US-Sicherheitsberater John Bolton sprach später von Angriffen mit Seeminen, für die „fast sicher“ der Iran verantwortlich sei. Beweise für seine Anschuldigung legte er nicht vor. Die Regierung in Teheran wies den Vorwurf zurück und sprach von „lächerlichen Behauptungen“.
Nach den neuen Zwischenfällen meldete die norwegische Seefahrtsbehörde, es sei von drei Explosionen auf der „Front Altair“ berichtet worden. Die Reederei Frontline wies zugleich Berichte zurück, das Schiff sei gesunken. Sie bestätigte auch nicht die Angaben der norwegischen Seefahrtsbehörde, die von einem Angriff gesprochen hatte.
Die US-Marine erklärte, sie habe zwei Notrufe erhalten. US-Schiffe in der Region leisteten Hilfe, teilte die 5. Flotte der US-Marine in Bahrain mit. Es gebe Berichte, dass dort zwei Tanker angegriffen worden seien.
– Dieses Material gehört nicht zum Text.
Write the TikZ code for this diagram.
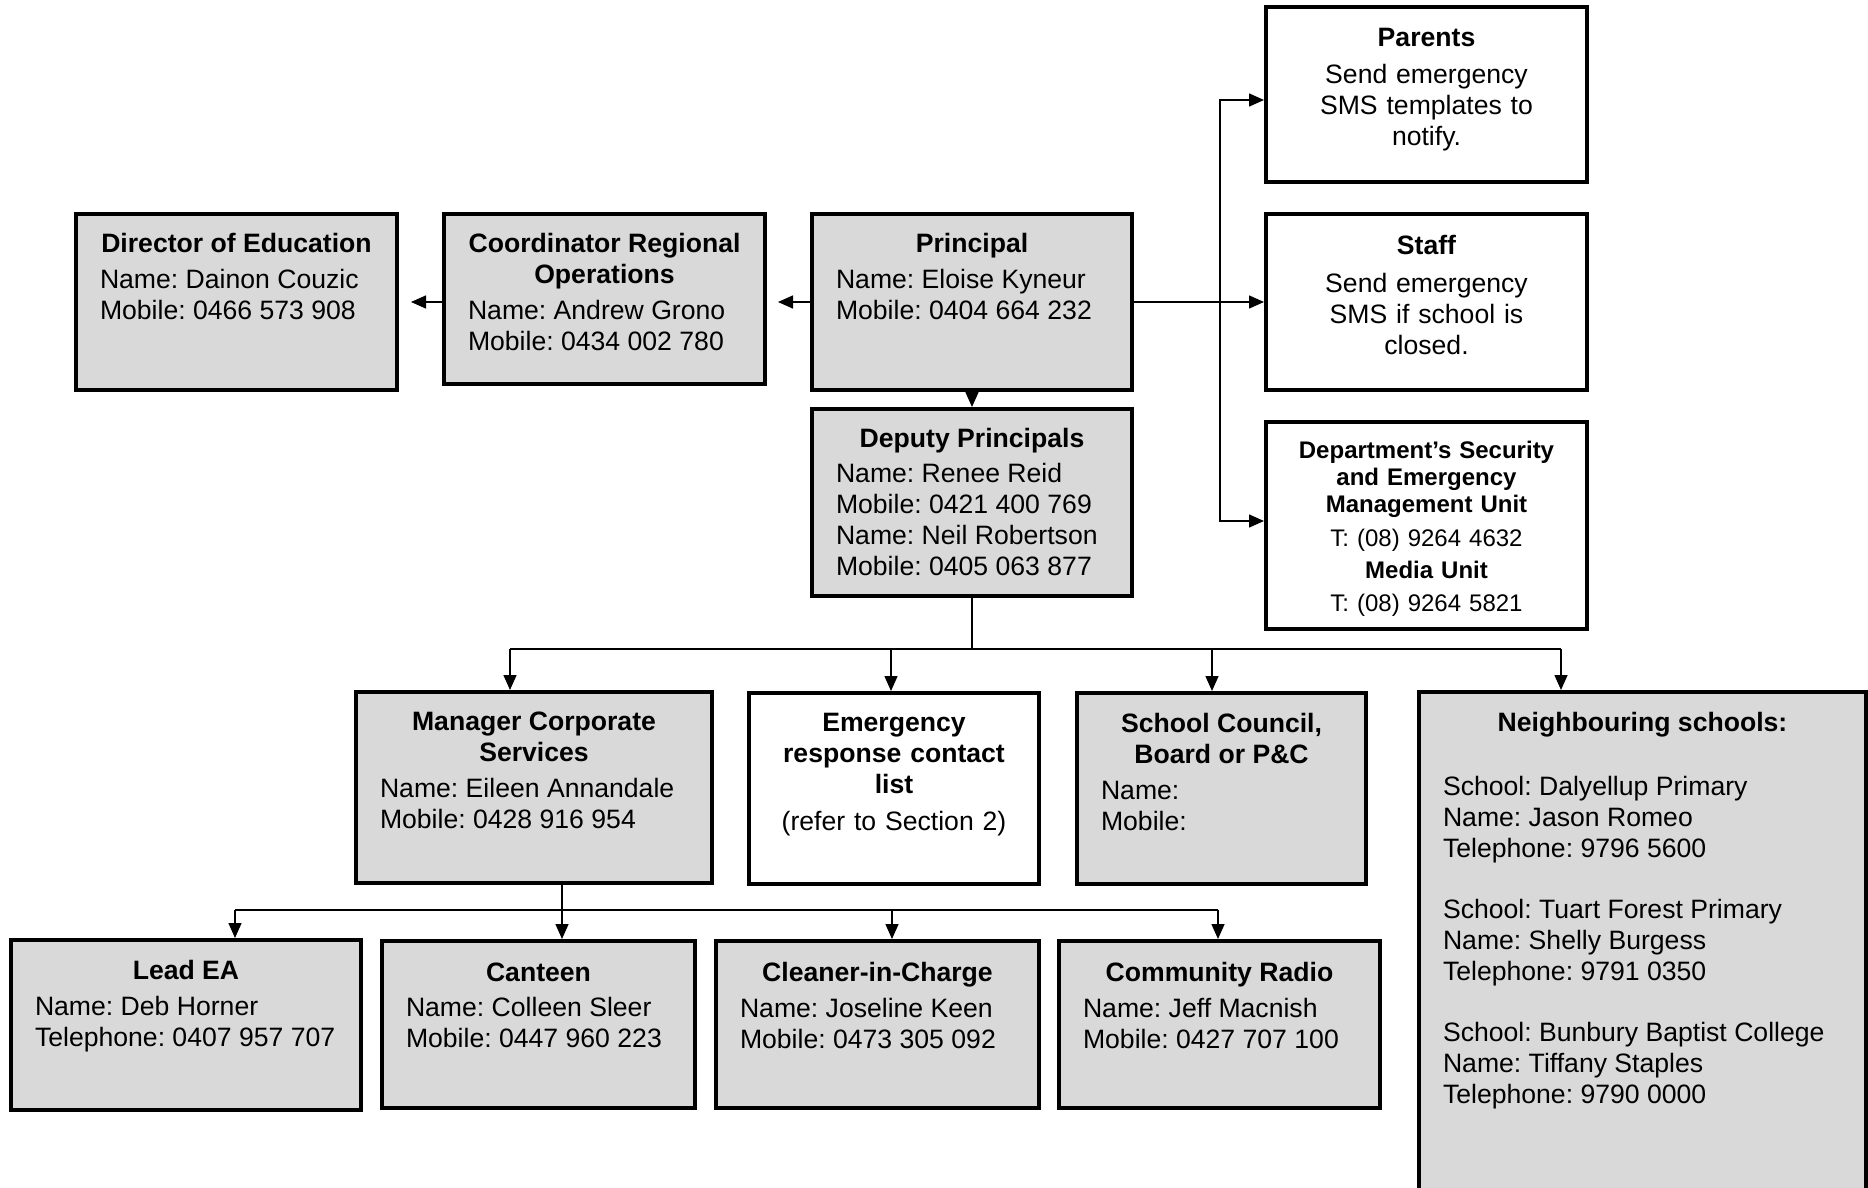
\documentclass[tikz,border=0pt]{standalone}
\usepackage{fontspec}
\setmainfont{Liberation Sans}
\usetikzlibrary{arrows.meta,calc}
\definecolor{boxgrey}{RGB}{217,217,217}
\newcommand\orgbody[4][2.4pt]{\begin{minipage}{#2}{\centering\bfseries #3\par}\vspace{#1}\raggedright #4\end{minipage}}
\begin{document}
\begin{tikzpicture}[x=0.5pt,y=-0.5pt,
  box/.style={draw, line width=2pt, inner sep=0pt, anchor=center},
  gbox/.style={box, fill=boxgrey},
  wbox/.style={box, fill=white},
  txt/.style={anchor=north, inner sep=0pt, font=\fontsize{13.3}{15.5}\selectfont\frenchspacing},
  conn/.style={line width=0.75pt},
  arr/.style={line width=0.75pt, -{Triangle[length=7.5pt,width=6.5pt]}}]
\useasboundingbox (0,0) rectangle (1868,1188);
\clip (0,0) rectangle (1868,1188);

% boxes
\node[gbox, minimum width=160.5pt, minimum height=88pt] (dir) at (236.5,302) {};
\node[gbox, minimum width=160.5pt, minimum height=85pt] (coord) at (604.5,299) {};
\node[gbox, minimum width=160pt, minimum height=88pt] (prin) at (972,302) {};
\node[gbox, minimum width=160pt, minimum height=93.5pt] (dep) at (972,502.5) {};
\node[wbox, minimum width=160.5pt, minimum height=87.5pt] (par) at (1426.5,94.5) {};
\node[wbox, minimum width=160.5pt, minimum height=88pt] (staff) at (1426.5,302) {};
\node[wbox, minimum width=160.5pt, minimum height=103.5pt] (dept) at (1426.5,525.5) {};
\node[gbox, minimum width=178pt, minimum height=95.5pt] (mgr) at (534,787.5) {};
\node[wbox, minimum width=145pt, minimum height=95.5pt] (emer) at (894,788.5) {};
\node[gbox, minimum width=144.5pt, minimum height=95.5pt] (council) at (1221.5,788.5) {};
\node[gbox, minimum width=223.5pt, minimum height=269pt] (neigh) at (1642.5,961) {};
\node[gbox, minimum width=175pt, minimum height=85pt] (lead) at (186,1025) {};
\node[gbox, minimum width=156.5pt, minimum height=83.5pt] (cant) at (538.5,1024.5) {};
\node[gbox, minimum width=161.5pt, minimum height=83.5pt] (clean) at (877.5,1024.5) {};
\node[gbox, minimum width=160.5pt, minimum height=83.5pt] (radio) at (1219.5,1024.5) {};

% texts
\node[txt] (dir-t) at ([yshift=-10.6pt]dir.north)
  {\orgbody{136.5pt}{Director of Education}{Name: Dainon Couzic\\Mobile: 0466 573 908}};
\node[txt] (coord-t) at ([yshift=-10.6pt]coord.north)
  {\orgbody{136.5pt}{Coordinator Regional\\Operations}{Name: Andrew Grono\\Mobile: 0434 002 780}};
\node[txt] (prin-t) at ([yshift=-10.6pt]prin.north)
  {\orgbody{136pt}{Principal}{Name: Eloise Kyneur\\Mobile: 0404 664 232}};
\node[txt] (dep-t) at ([yshift=-10.3pt]dep.north)
  {\orgbody[2pt]{136pt}{Deputy Principals}{Name: Renee Reid\\Mobile: 0421 400 769\\Name: Neil Robertson\\Mobile: 0405 063 877}};
\node[txt, text width=150pt, align=center] (par-t) at ([yshift=-11.6pt]par.north)
  {\textbf{Parents}\\[3pt]Send emergency\\SMS templates to\\notify.};
\node[txt, text width=150pt, align=center] (staff-t) at ([yshift=-11.2pt]staff.north)
  {\textbf{Staff}\\[3.5pt]Send emergency\\SMS if school is\\closed.};
\node[txt, text width=150pt, align=center, font=\fontsize{12}{13.7}\selectfont\frenchspacing] (dept-t) at ([yshift=-10.2pt]dept.north)
  {\textbf{Department’s Security}\\\textbf{and Emergency}\\\textbf{Management Unit}\\[3pt]T: (08) 9264 4632\\[2.4pt]\textbf{Media Unit}\\[3pt]T: (08) 9264 5821};
\node[txt] (mgr-t) at ([yshift=-11pt]mgr.north)
  {\orgbody{154pt}{Manager Corporate\\Services}{Name: Eileen Annandale\\Mobile: 0428 916 954}};
\node[txt, text width=138pt, align=center] (emer-t) at ([yshift=-11.1pt]emer.north)
  {\textbf{Emergency}\\\textbf{response contact}\\\textbf{list}\\[3pt](refer to Section 2)};
\node[txt] (council-t) at ([yshift=-11.1pt]council.north)
  {\orgbody{120.5pt}{School Council,\\Board or P\&C}{Name:\\Mobile:}};
\node[txt] (neigh-t) at ([yshift=-11pt]neigh.north)
  {\orgbody[1pt]{199.5pt}{Neighbouring schools:}{\mbox{}\\School: Dalyellup Primary\\Name: Jason Romeo\\Telephone: 9796 5600\\[-0.5pt]\mbox{}\\School: Tuart Forest Primary\\Name: Shelly Burgess\\Telephone: 9791 0350\\[-0.5pt]\mbox{}\\School: Bunbury Baptist College\\Name: Tiffany Staples\\Telephone: 9790 0000}};
\node[txt] (lead-t) at ([yshift=-11pt]lead.north)
  {\orgbody{151pt}{Lead EA}{Name: Deb Horner\\Telephone: 0407 957 707}};
\node[txt] (cant-t) at ([yshift=-11.6pt]cant.north)
  {\orgbody{132.5pt}{Canteen}{Name: Colleen Sleer\\Mobile: 0447 960 223}};
\node[txt] (clean-t) at ([yshift=-11.6pt]clean.north)
  {\orgbody{137.5pt}{Cleaner-in-Charge}{Name: Joseline Keen\\Mobile: 0473 305 092}};
\node[txt] (radio-t) at ([yshift=-11.6pt]radio.north)
  {\orgbody{136.5pt}{Community Radio}{Name: Jeff Macnish\\Mobile: 0427 707 100}};

% connectors
\draw[arr, shorten >=5.5pt] (prin.west) -- (prin.west -| coord.east);
\draw[arr, shorten >=6pt] (coord.west |- prin.west) -- (dir.east |- prin.west);
\draw[arr] (prin.south) -- (dep.north);
\draw[arr] (prin.east) -- (staff.west);
\coordinate (tr) at (1220,302);
\draw[arr] (tr) |- ([yshift=-2.75pt]par.west);
\draw[arr] (tr) |- ([yshift=2.25pt]dept.west);

\coordinate (dj) at (972,649);
\coordinate (d1) at (510,649);
\coordinate (d2) at (891,649);
\coordinate (d3) at (1212,649);
\coordinate (d4) at (1561,649);
\draw[conn] (dep.south) -- (dj);
\draw[conn] (d1) -- (d4);
\draw[arr] (d1) -- (d1 |- mgr.north);
\draw[arr] (d2) -- (d2 |- emer.north);
\draw[arr] (d3) -- (d3 |- council.north);
\draw[arr] (d4) -- (d4 |- neigh.north);

\coordinate (mj) at (562,910);
\coordinate (m1) at (235,910);
\coordinate (m3) at (892,910);
\coordinate (m4) at (1218,910);
\draw[conn] (mj |- mgr.south) -- (mj);
\draw[conn] (m1) -- (m4);
\draw[arr] (m1) -- (m1 |- lead.north);
\draw[arr] (mj) -- (mj |- cant.north);
\draw[arr] (m3) -- (m3 |- clean.north);
\draw[arr] (m4) -- (m4 |- radio.north);
\end{tikzpicture}
\end{document}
Der Zwischenfall ereignete sich diesen Angaben zufolge in etwa 70 Seemeilen Entfernung vom arabischen Emirat Fudschairah und etwa 14 Seemeilen vor der iranischen Küste. Weiterer Anrainer der dortigen Meerenge ist das arabische Sultanat Oman.
Der 2016 gebaute Öltanker „Front Altair“ fährt unter der Flagge der Marschallinseln. Er war nach Angaben des Dienstes „Marine Traffic“ auf dem Weg von den VAE nach Taiwan. Frontline gilt als Betreiber der größten Tankerflotte der Erde. Sie ist im Besitz des norwegischen Milliardärs John Frederiksen. Die „Kokuka Courageous“ ist unter der Flagge Panamas unterwegs und hatte „Marine Traffic“ zufolge vor drei Tagen in Saudi-Arabien abgelegt, um nach Singapur zu fahren. Die Bernhard Schulte Shipmanagement gehört zur Schulte Group, deren Holdinggesellschaft die Hamburger Bernhard Schulte GmbH & Co. KG ist.
Die USA hatten zusammen mit ihren Verbündeten Saudi-Arabien und den VAE in den vergangenen Wochen den Druck auf den Iran massiv erhöht. Die Königshaus in Riad beschuldigt den Iran unter anderem, im Jemenkrieg die Huthi-Rebellen zu unterstützen. Diese hatten in den vergangenen Wochen Saudi-Arabien wiederholt mit Drohnen angegriffen.
Der Verband Deutscher Reeder zeigte sich über die Vorfälle im Golf von Oman besorgt: „Die zivile Schifffahrt, insbesondere unschuldige Seeleute, derartig feige und brutal zu attackieren, ist verantwortungslos“, erklärte Verbandspräsident Alfred Hartmann.